Title Robot Depth Perception
Status Completed
Completion Date 8-15-08

Robot Depth Perception

For my digital design class, my partners and I decided to make a robotic vision program that uses two webcams to estimate the distance to an object of a certain color. We chose red, but this can be changed in the source code). In order to use the program, you must arrange two webcams 14 centimeters apart with their lines of sight exactly parallel. If you are using two identical webcams, you will probably have to plug them into separate USB hubs on your computer (not two ports on the same hub). When you run the program, Windows will display a dialog box because it is not sure which inputs to use. You should expand the drop-down box and select whichever camera was not originally selected. Then the camera feeds should appear and you will see green dots indicating the location that is being locked by each camera.
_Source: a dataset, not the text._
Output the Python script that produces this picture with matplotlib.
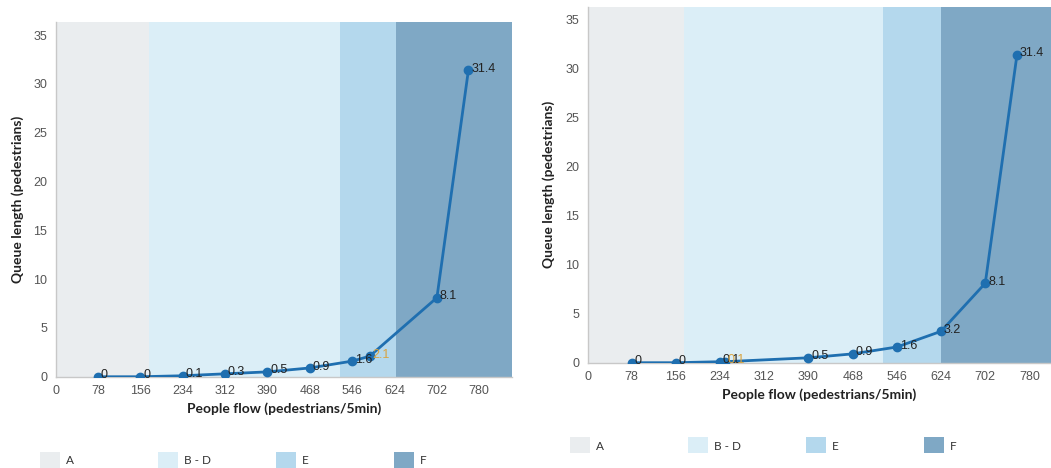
import matplotlib.pyplot as plt
from matplotlib.patches import Rectangle

# LOS band limits (people flow, pedestrians/5min)
band_names = ['A', 'B - D', 'E', 'F']
band_colors = ['#eaedef', '#dbeef7', '#b4d8ed', '#7fa8c5']
bands_left = [0, 172, 523, 626, 900]
bands_right = [0, 171, 522, 624, 900]

# left scenario
flow_left = [78, 156, 234, 312, 390, 468, 546, 702, 760]
queue_left = [0, 0, 0.1, 0.3, 0.5, 0.9, 1.6, 8.1, 31.4]
extra_flow_left = [578]
extra_queue_left = [2.1]

# right scenario
flow_right = [78, 156, 234, 390, 468, 546, 624, 702, 758]
queue_right = [0, 0, 0.1, 0.5, 0.9, 1.6, 3.2, 8.1, 31.4]
extra_flow_right = [242]
extra_queue_right = [0.1]

xticks = [0, 78, 156, 234, 312, 390, 468, 546, 624, 702, 780]
yticks = [0, 5, 10, 15, 20, 25, 30, 35]

LINE = '#1f6fb0'
LABEL_FONT = ['Liberation Sans', 'DejaVu Sans']
AXIS_FONT = ['Lato', 'DejaVu Sans']


def fmt(v):
    return f'{v:g}'


def draw_panel(ax, bands, flow, queue, eflow, equeue, xmax):
    for i, name in enumerate(band_names):
        ax.axvspan(bands[i], bands[i + 1], color=band_colors[i], lw=0, zorder=0)

    pts = sorted(zip(flow + eflow, queue + equeue))
    ax.plot([p[0] for p in pts], [p[1] for p in pts], color=LINE, lw=2,
            marker='o', ms=6, zorder=3)
    for x, y in zip(flow, queue):
        ax.annotate(fmt(y), (x, y), xytext=(2, 1), textcoords='offset points',
                    va='center', ha='left', fontsize=9, color='#222222',
                    family=LABEL_FONT, zorder=4)
    for x, y in zip(eflow, equeue):
        ax.annotate(fmt(y), (x, y), xytext=(2, 1), textcoords='offset points',
                    va='center', ha='left', fontsize=9, color='#d9a441',
                    family=LABEL_FONT, zorder=4)

    ax.set_xlim(0, xmax)
    ax.set_ylim(0, 36.3)
    ax.set_xticks(xticks)
    ax.set_yticks(yticks)
    ax.tick_params(length=0, labelsize=9, labelcolor='#555555', pad=6)
    for lab in ax.get_xticklabels() + ax.get_yticklabels():
        lab.set_family(LABEL_FONT)
    for s in ['top', 'right']:
        ax.spines[s].set_visible(False)
    for s in ['left', 'bottom']:
        ax.spines[s].set_color('#c8c8c8')
        ax.spines[s].set_linewidth(1)
    ax.set_xlabel('People flow (pedestrians/5min)', fontsize=10,
                  fontweight='bold', family=AXIS_FONT, color='#222222', labelpad=4)
    ax.set_ylabel('Queue length (pedestrians)', fontsize=10,
                  fontweight='bold', family=AXIS_FONT, color='#222222', labelpad=7)


def draw_legend(fig, x0, y0, step):
    W, H = 1051, 468
    for i, name in enumerate(band_names):
        x = x0 + i * step
        fig.patches.append(Rectangle((x / W, 1 - (y0 + 16) / H), 20 / W, 16 / H,
                                     transform=fig.transFigure,
                                     color=band_colors[i], lw=0))
        fig.text((x + 26) / W, 1 - (y0 + 9) / H, name, fontsize=8.5,
                 family=AXIS_FONT, color='#333333', va='center', ha='left')


fig = plt.figure(figsize=(10.51, 4.68), dpi=100)

ax1 = fig.add_axes([0.053, 0.195, 0.434, 0.757])
draw_panel(ax1, bands_left, flow_left, queue_left,
           extra_flow_left, extra_queue_left, 840)

ax2 = fig.add_axes([0.559, 0.225, 0.441, 0.761])
draw_panel(ax2, bands_right, flow_right, queue_right,
           extra_flow_right, extra_queue_right, 818)

draw_legend(fig, 40, 452, 118)
draw_legend(fig, 570, 437, 118)

fig.savefig('out.png', dpi=100)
Clicking on the video window will toggle the display between three modes. The first is standard video, the second shows only pixels of the specified color, and the third shows the video with an overlay of white wherever the specified color is found. You can use the up and down arrow keys to control the tolerance for how close the pixels must be to the specified color. Pressing the down key results in fewer pixels passing the cuts.

The Algorithm

First, each image is processed to select out only the specified color. Each pixel is treated individually; its color is mapped to a vector in color-space, where the x, y, and z components of the vector are given by the red, green, and blue values. If the length of the vector is below a certain threshold, then the color is considered black. If it is above this threshold, then the vector is normalized to unit length. This minimizes problems arising from variations in brightness. The specified colors is also normalized in the same fashion. Then the program calculates the distance in color space between the normalized pixel color and the normalized target color. If this distance is shorter than the length specified by the tolerance, then the pixel is kept, otherwise it is converted to white.

After filtering for the proper color, the center of mass of the remaining pixels is calculated in an attempt to find the center of the object. If there are multiple objects of the target color in the field of view, then the center of mass will not properly lock onto any object, instead it will be somewhere between them. The green dots show the location of the calculated center of mass. Note that this is not the center of mass of the actual object, but the center of mass of the pixels that passed the cuts, assuming that each pixel has unit mass.

Finally, with the two center of mass pixel locations, we can estimate the distance using the parallax formula d = sL/(2*|p1-p2|*tan(phi/2)) where s is the separation between the eyes, L is the number of pixels in the width of the image, phi is the spread angle of the camera, and p1 and p2 are the horizontal pixel coordinates of the centers of mass in the two images.


The algorithm doesn't work that well under low lighting and the objects need to be entirely within the field of view of both cameras to get reasonable estimates. It is also somewhat difficult to get two camera aligned exactly right, so the error in the estimated distance will get larger as the object gets farther from the cameras. In the next version of this program, I would like to do a complete disparity map where each pixel is painted with a color based on the distance to the object at that location.